Electronics could ease cardiac treatments
Arrhythmic hearts soon may beat in time again, with minimal surgical invasion, thanks to flexible electronics technology developed by a team of University of Illinois researchers.

The work was carried out in collaboration with the University of Pennsylvania School of Medicine and Northwestern University and could lead to biocompatible silicon devices that mark the beginning of a new wave of surgical electronics.
Co-senior author John Rogers, the Lee J Flory-Founder Chair in Engineering Innovation and a professor of materials science and engineering at Illinois, and his team will publish their findings in the 24 March issue of Science Translational Medicine.
Several treatments are available for arrhythmic hearts, ranging from pacemaker implants to cardiac ablation therapy, a process that selectively targets and destroys clusters of arrhythmic cells.

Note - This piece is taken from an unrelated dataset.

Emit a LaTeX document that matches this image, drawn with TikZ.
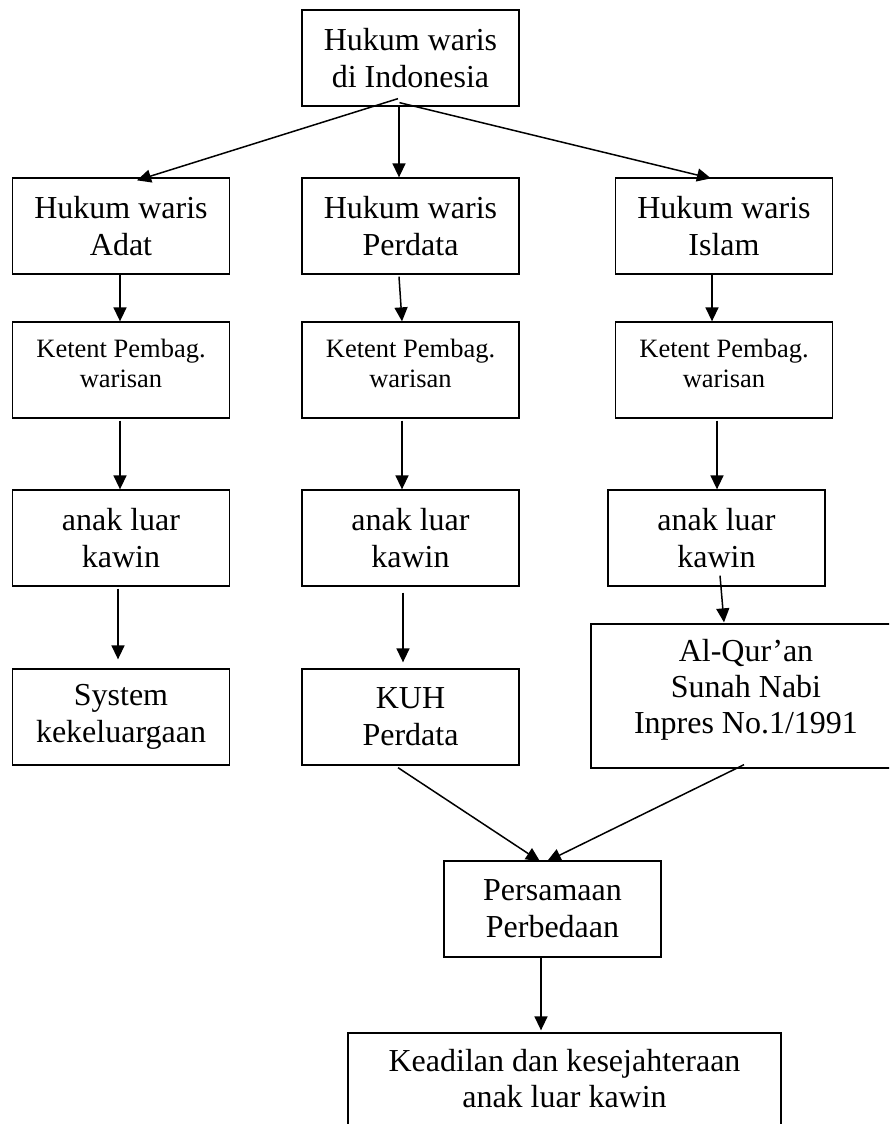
\documentclass[tikz,border=0pt]{standalone}
\usepackage{fontspec}
\setmainfont{Liberation Serif}
\usetikzlibrary{arrows.meta,calc}
\begin{document}
\begin{tikzpicture}[x=1pt,y=-1pt,
  box/.style={draw, line width=1.3pt, minimum width=217pt, minimum height=96pt, inner sep=0pt, align=center, font=\fontsize{32}{37}\selectfont},
  sm/.style={align=center, inner sep=0pt, font=\fontsize{26.5}{30}\selectfont},
  big/.style={align=center, inner sep=0pt, font=\fontsize{32}{36}\selectfont},
  arr/.style={-{Triangle[length=14pt,width=13pt]}, line width=1.5pt}]
\useasboundingbox (0,0) rectangle (889,1124);
\clip (0,0) rectangle (889,1124);
% boxes
\node[box] (top) at (410.5,58) {Hukum waris\\di Indonesia};
\node[box] (adat) at (121,226) {Hukum waris\\Adat};
\node[box] (perd) at (410.5,226) {Hukum waris\\Perdata};
\node[box] (isl) at (724,226) {Hukum waris\\Islam};
\node[box] (k1) at (121,370) {};
\node[box] (k2) at (410.5,370) {};
\node[box] (k3) at (724,370) {};
\node[sm] (k1t) at (121,363) {Ketent Pembag.\\warisan};
\node[sm] (k2t) at (410.5,363) {Ketent Pembag.\\warisan};
\node[sm] (k3t) at (724,363) {Ketent Pembag.\\warisan};
\node[box] (a1) at (121,538) {anak luar\\kawin};
\node[box] (a2) at (410.5,538) {anak luar\\kawin};
\node[box] (a3) at (716.5,538) {anak luar\\kawin};
\node[box] (s1) at (121,717) {System\\kekeluargaan};
\node[box] (s2) at (410.5,717) {KUH\\Perdata};
\node[box, minimum width=310pt, minimum height=144pt] (s3) at (746,696) {};
\node[big] (s3t) at (746,690) {Al-Qur’an\\Sunah Nabi\\Inpres No.1/1991};
\node[box] (ps) at (552.5,909) {Persamaan\\Perbedaan};
\node[box, minimum width=433pt, minimum height=200pt] (kd) at (564.5,1133) {};
\node[big] (kdt) at (564.5,1079) {Keadilan dan kesejahteraan\\anak luar kawin};
% connectors
\draw[arr] ($(top.south)+(-12.5,-8)$) -- ($(adat.north)+(16,3)$);
\draw[arr] ($(top.south)+(-11.5,0)$) -- ($(perd.north)+(-11.5,0)$);
\draw[arr] ($(top.south)+(-11,-4)$) -- ($(isl.north)+(-13,1)$);
\draw[arr] ($(adat.south)+(-1,0)$) -- ($(k1.north)+(-1,0)$);
\draw[arr] ($(perd.south)+(-11.5,2)$) -- ($(k2.north)+(-8.5,0)$);
\draw[arr] ($(isl.south)+(-12,0)$) -- ($(k3.north)+(-12,0)$);
\draw[arr] ($(k1.south)+(-1,2)$) -- ($(a1.north)+(-1,0)$);
\draw[arr] ($(k2.south)+(-8.5,2)$) -- ($(a2.north)+(-8.5,0)$);
\draw[arr] ($(k3.south)+(-7,2)$) -- ($(a3.north)+(0.5,0)$);
\draw[arr] ($(a1.south)+(-3,2)$) -- ($(s1.north)+(-3,-9)$);
\draw[arr] ($(a2.south)+(-7.5,6)$) -- ($(s2.north)+(-7.5,-6)$);
\draw[arr] ($(a3.south)+(3.5,-11)$) -- ($(s3.north)+(-22,-1)$);
\draw[arr] ($(s2.south)+(-12.5,2)$) -- ($(ps.north)+(-12.5,1)$);
\draw[arr] ($(s3.south)+(-2,-4)$) -- ($(ps.north)+(-5.5,1)$);
\draw[arr] ($(ps.south)+(-11.5,0)$) -- ($(kd.north)+(-23.5,-2)$);
\end{tikzpicture}
\end{document}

Current techniques require multiple electrodes placed on the tissue in a time-consuming, point-by-point process to construct a patchwork cardiac map. In addition, the difficulty of connecting rigid, flat sensors to soft, curved tissue impedes the electrodes’ ability to monitor and stimulate the heart.
Rogers and his team say they have built a flexible sensor array that can wrap around the heart to map large areas of tissue at once. The array contains 2,016 silicon nanomembrane transistors, each monitoring electricity coursing through a beating heart.